Why it might make sense to trade Kenley Jansen
Kenley Jansen is signed on a five-year deal through 2021, but this next season (2020) is an important one for trade considerations. After MLB and the Player’s Association agreed to grant full service time in 2020 whether a season is played or not, Jansen is set to become a ten-year veteran who has played at least five seasons with the same team (he has played all ten years of his career in LA).
By becoming a “10-5” player, Jansen earns veto power on any trade after this season. This means the Dodgers are stuck with him as a 33-year old bullpen arm in 2021 making over $20 million, unless Jansen agrees to be traded somewhere, or there’s reason to keep him.
Knowing the market to trade him in the future might be limited, perhaps it is time for the Dodgers to consider moving their closer before it is too late. After all, the traditional role of the closer is becoming a bit obsolete.
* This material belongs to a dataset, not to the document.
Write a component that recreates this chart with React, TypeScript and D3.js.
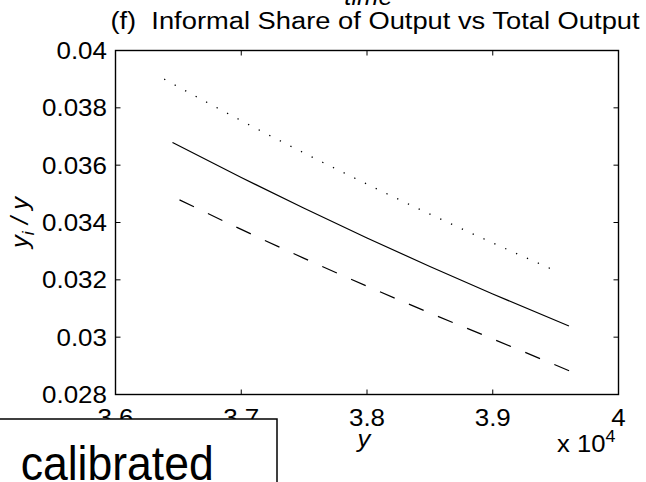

What is most important is to identify arms who can record key outs during the late innings of games, whether that be in the 7th, 8th, or 9th innings of games. Pedro Baez has proven he can operate in that role. So has Joe Kelly, last year’s performance against the Nationals notwithstanding.
The Dodgers could also strike lightning in a bottle with young flame-thrower Brusdar Graterol, who they acquired in the deal that sent Kenta Maeda to Minnesota. It would be a lot to expect him to step into a closer role, but again, piecing together a successful bullpen is more about counting outs than assigning specific roles these days.
Blake Treinen was also added in the offseason. Someone who could step up into a set-up or closing role if he can return anything close to the 2018 version of himself, when he was un-hittable with a microscopic 0.78 ERA over 68 appearances in Oakland.